今読んでいる本
『ゼロ・ウェイスト・ホーム ゴミを出さないシンプルな暮らし』
ベア・ジョンソン著,服部雄一郎訳
2016年 アノニマ・スタジオ
著者の、数えきれないほどの実験と失敗、そこから生まれた工夫が、たっぷり盛り込まれた一冊。
わたしはこの本の中の方法を全て取り入れられるわけではないし、著者自身、ゴミを完全にゼロにすることは不可能だったかもしれない。
けれど、まずはなんでもやってみる、失敗の中から学び、自分が無理なく続けていける方法を見つけ出す著者の姿勢こそ、真に学ぶべきところだなと思う。
そして、わたしが素晴らしいと思うのは、自らの軌跡を惜しげも無く公開してくれていることだ。
失敗って、できれば人に知られたくないものかもしれないけれど、彼女は様々な失敗した体験を紹介してくれている。
それは本書が、失敗を重ねたからこそより良い方法を獲得していくことができた実践の書だからである。
そして、読者が挑戦してみたくなった時、ハードルが下がる効果もあるのではないかなと思う。

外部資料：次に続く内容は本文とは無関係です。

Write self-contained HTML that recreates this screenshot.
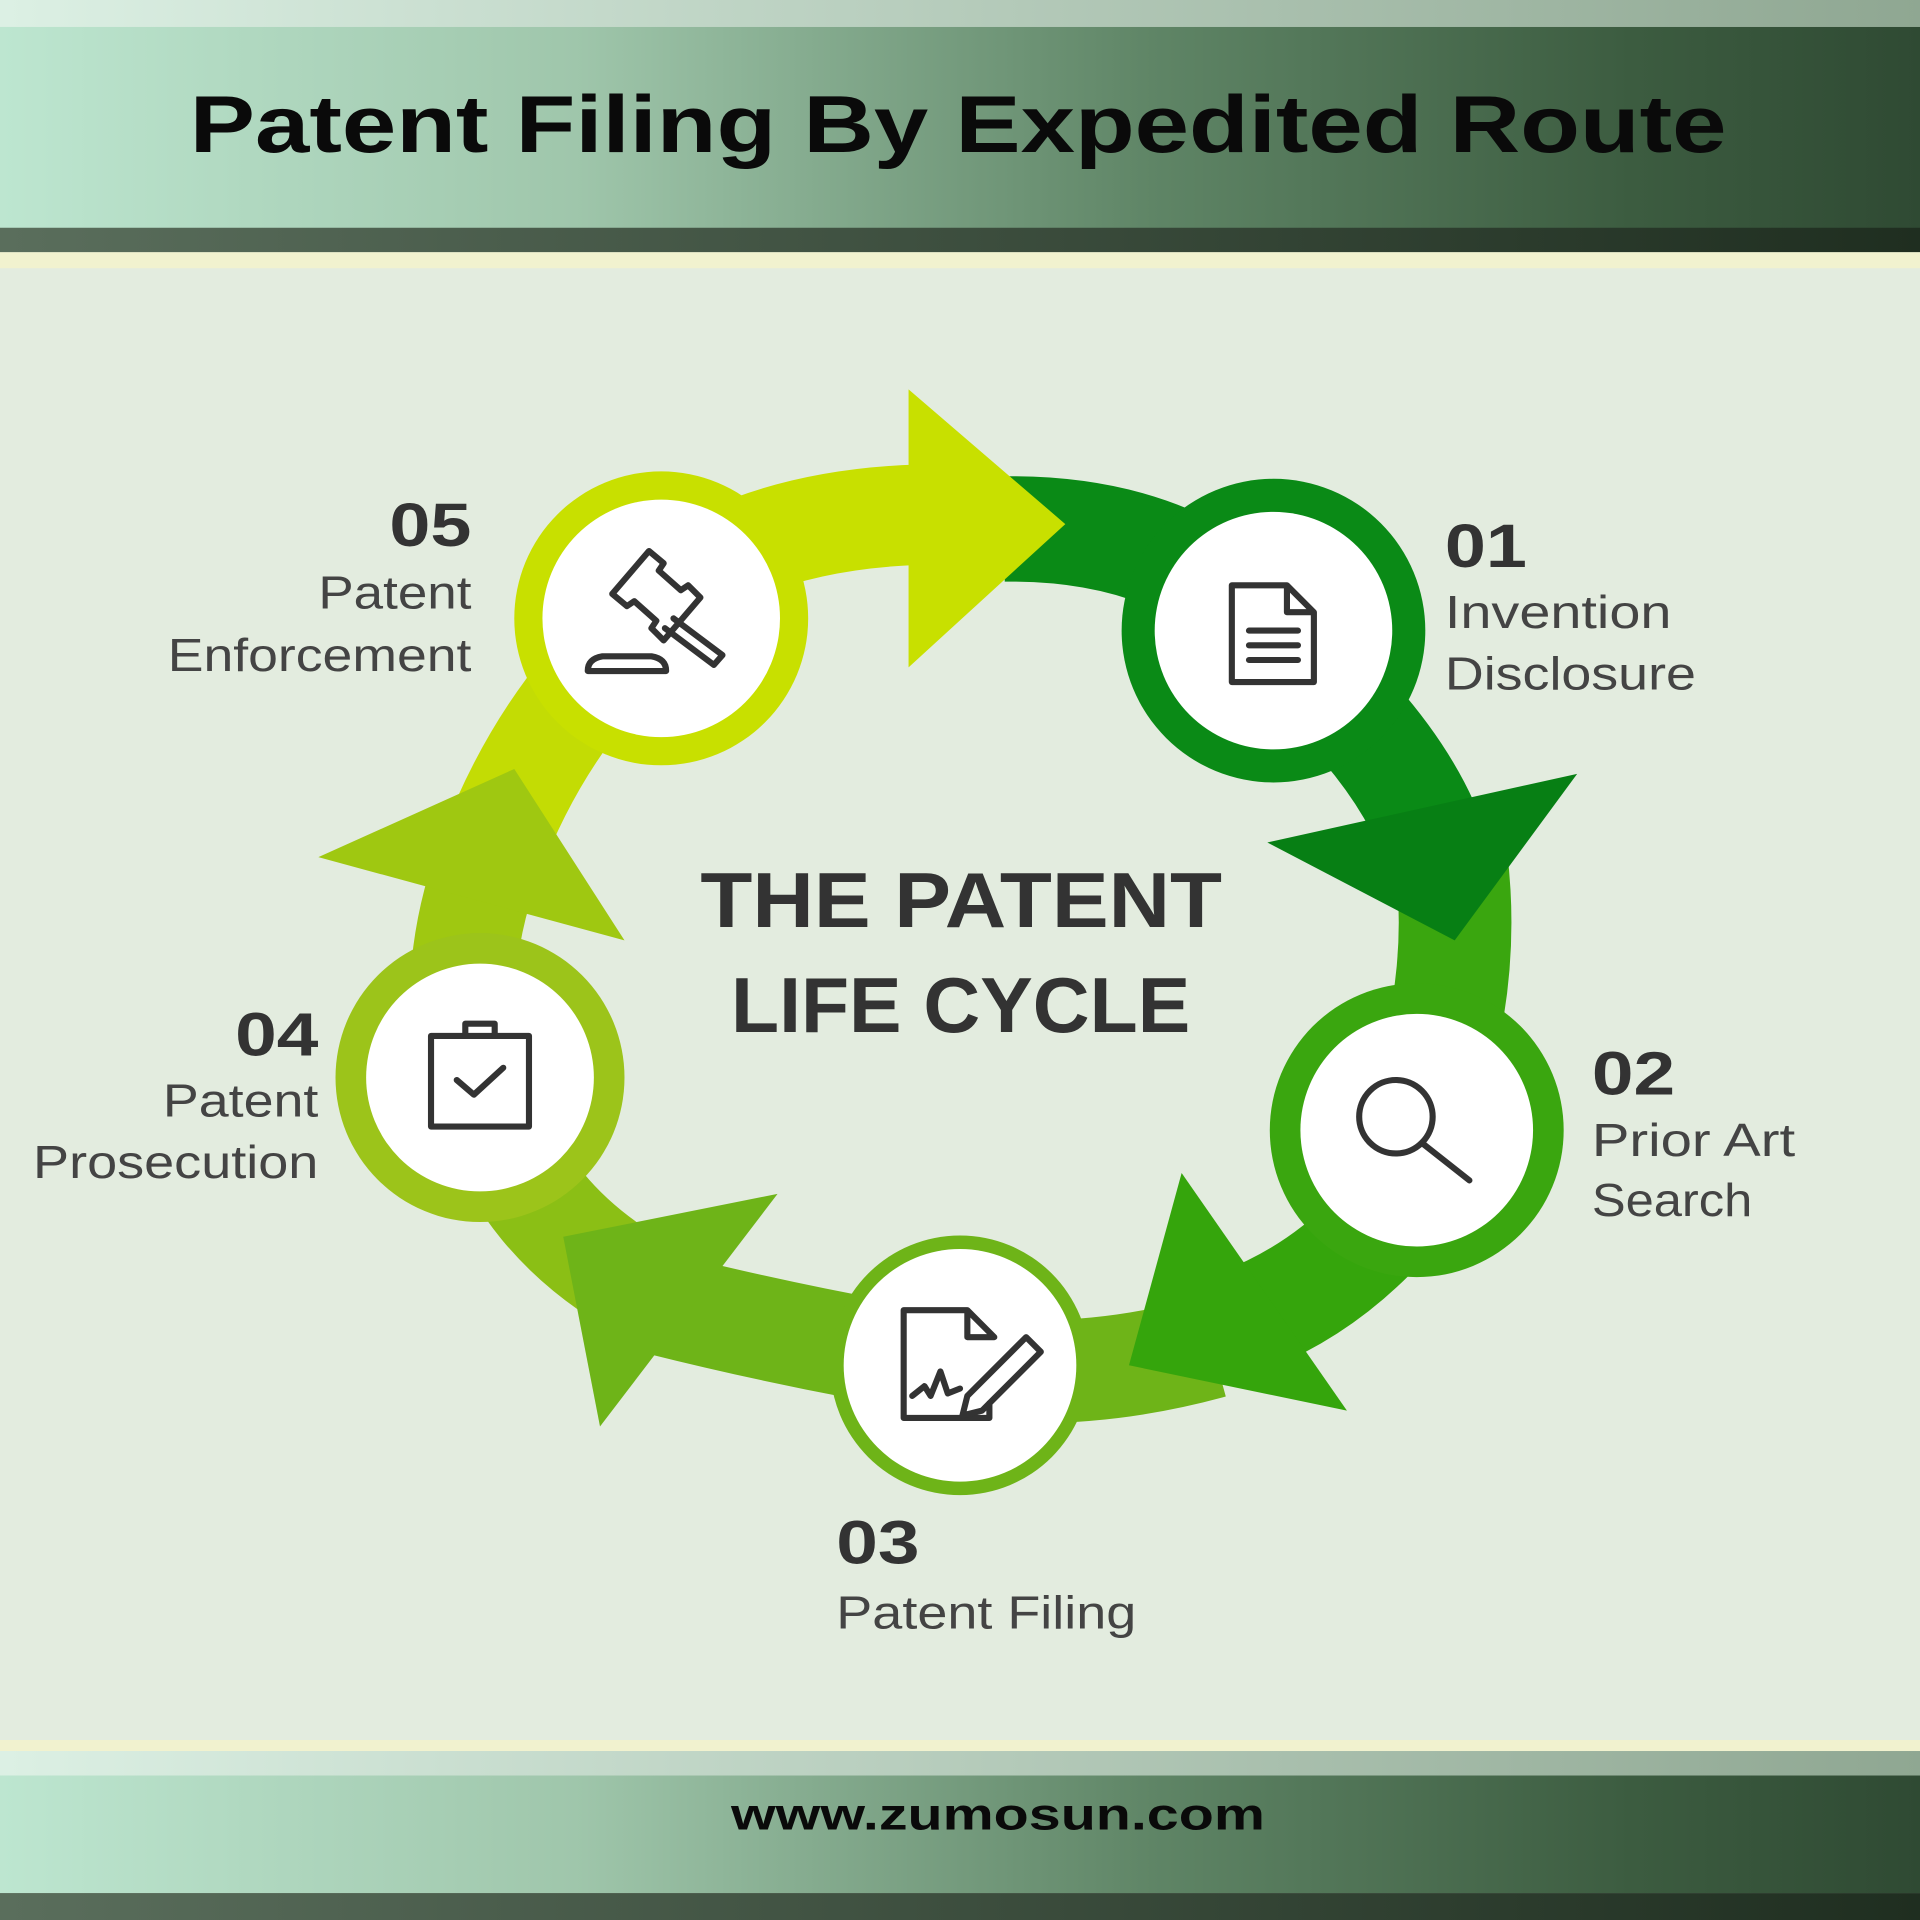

この本はとても分厚くて、たくさんのゴミを減らすための工夫が著者の体験談と共に紹介されているのだけれど、1700円(+税)で買うことができる。
正直、「え?この値段でいいの!?」と思った。
この本よりも本の厚みも内容も薄くて高い本は五万とある。
わたしは結構本を古本で買うことが多い人なのだけれど、珍しく新刊の本屋さんでとある本を購入したことがあった。
それはお掃除で起業をするという内容の本で、ちょうど興味のある内容だったから、本屋さんで見かけてそのまま購入に至ったのだ。
でも、はっきり言おう。がっかりした。
確かにその本にも著者の体験が書いてあったけれども、その内容のかなりの部分から、著者の会社の宣伝の意図が感じられたし、勘弁してくれというレベルで誤字脱字が多かった。
多少の誤字脱字はどうしても発生してしまうものだと思うけれど、あまりに多かったものだから、途中からわたしは誤字脱字があるたびにカウントし、ため息をついた。
なんて雑に作られているのだと、怒りが湧いてきた。
よりによってこんな本にわたしは数千円払ったのかと。
お金がないのに。
だからこそ、今回『ゼロ・ウェイスト・ホーム』の著者であるベアさんや、日本で出版しているアノニマ・スタジオさんには感謝したい。
いい本をありがとう、と(アノニマ・スタジオさん、わたしの尊敬している早川ユミさんの本も出されている)。
ベアさんは、この本の冒頭で、本の出版を悩んだと振り返っている。
それは、本を出すということは、どうしても資源を利用し、環境負荷をかけてしまうからである。
電子書籍という手もあった。
でも、ベアさんは、電子書籍を読める環境にない人にも伝えるために、紙の本として出版する方法を選んだ。
この本は、必要がなくなったら図書館に寄付したり、友人に譲ってくださいと、著者自身によって書かれている。
それってすごいことだ。
わたし自身、地元の図書館に収蔵されていたのを借りて、読んでいる。
自らのゴミにまつわる現状を知り、変えたいと思ってこの本を手に取ったが、自身の体験を惜しげも無く伝えたり、本を出すということについても、気づきをもらった気がする。
自分も小さいけれど、本を作る人間だから、この気づきを大事にしていきたい。